Beyond being multi-core and multi-socket capable, the UltraSPARC T2 Plus offers cryptography and networking functions directly on the chip. The processor is capable of performing MD5 checksum calculations, AES and DES encryption, and other cryptography functions. Additionally, with its built-in PCI Express IO functionality, 10GB Ethernet is built into the T2 Plus as well. This amounts to significant hardware acceleration in areas used heavily by most server applications.
Solaris 10 was not only built for highly multi-threaded environments, such as the 128-thread systems Sun is introducing, it will automatically take advantage of the hardware acceleration features listed above. Solaris 10 application developers will be able to take advantage of the processor's new features without any changes. Therefore, applications built for Solaris 10, or even earlier versions of Solaris, will automatically see the benefits of hardware acceleration in these areas without any changes to code or even the need to recompile.
Software Developers and Tools
Of course, to take full advantage of highly multi-thread capable systems, development tools need to be updated. Sun is currently working on enhancements to both NetBeans for Java developers and Sun Studio for C/C++/Fortran developers to take full advantage of multi-thread capable systems. In fact, these tools, as well as Java, are ready today for the multi-core world. Java, for instance, ships with garbage collector (GC) technology that takes advantage of additional processors to perform work in parallel to the application it serves. The next version of Java will extend this with its Garbage First garbage collector to offer lower-pause, lower-latency, GC functionality. And don't forget Just-In-Time (JIT) compilation in the virtual machine that runs in the background to compile and continuously optimize your Java code.
Future of Multi-threading
Fowler's prediction on the future of multi-threaded (or multi-core) processors is two-fold. From a software perspective, he believes that cores will become like memory today -- a commodity that developers don't need to pay as much attention to a they did decades ago. With gobs of gigabytes of cheap physical memory at their disposal, developers just aren't focused on memory constraints, and rightfully so. The same will occur with threads; developers will one day write applications that spawn all sorts of dedicated threads that go into tight loops with little concern for context switching and other effects because processing cores will be readily available. If you can imagine a system with the ability to concurrently run 256 or more threads, you can begin to see the reality in this statement.
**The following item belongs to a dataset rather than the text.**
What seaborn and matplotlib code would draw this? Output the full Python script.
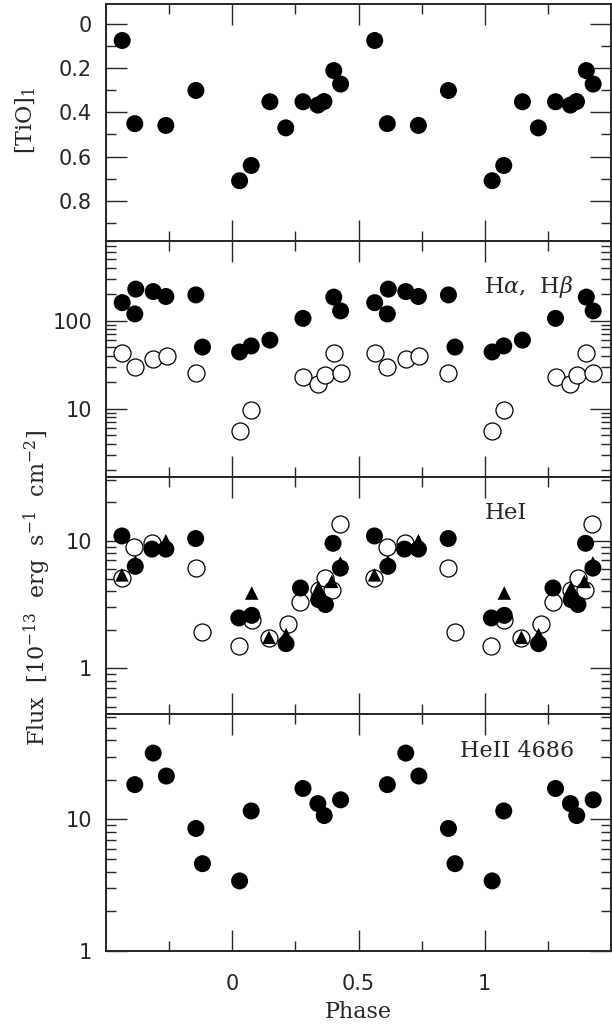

On the hardware side, Fowler sees dedicated cores, or groups of cores that are set aside to perform specific tasks. However, you need to look beyond the server, even the desktop, and into the mobile world to truly understand the future of multi-threading. For instance, imagine a cell phone or PDA that uses a mobile multi-core processor, where cores are so readily available that one is dedicated to power management, another for network communication, another for video, another for audio, and a remaining pool divided amongst OS and application threads. Such a device, with all of these processing units on one piece of silicon, would save on complexity, design and manufacturing costs, and power consumption. It would also result in a very powerful mobile device that's capable of a lot more than today's already powerful smart phones.
The combination of multi-threaded applications and server virtualization running on such highly multi-threaded hardware will result in highly utilized, high-performance parallel systems that represent a data-center-on-a-box solution. The result will be more compute power in ultra-small spaces with an ultra-low consumption of power compared to the data-centers of just a few years ago. And with tomorrow's multi-core mobile devices being as powerful as today's servers, that data-center might one day fit in your pocket.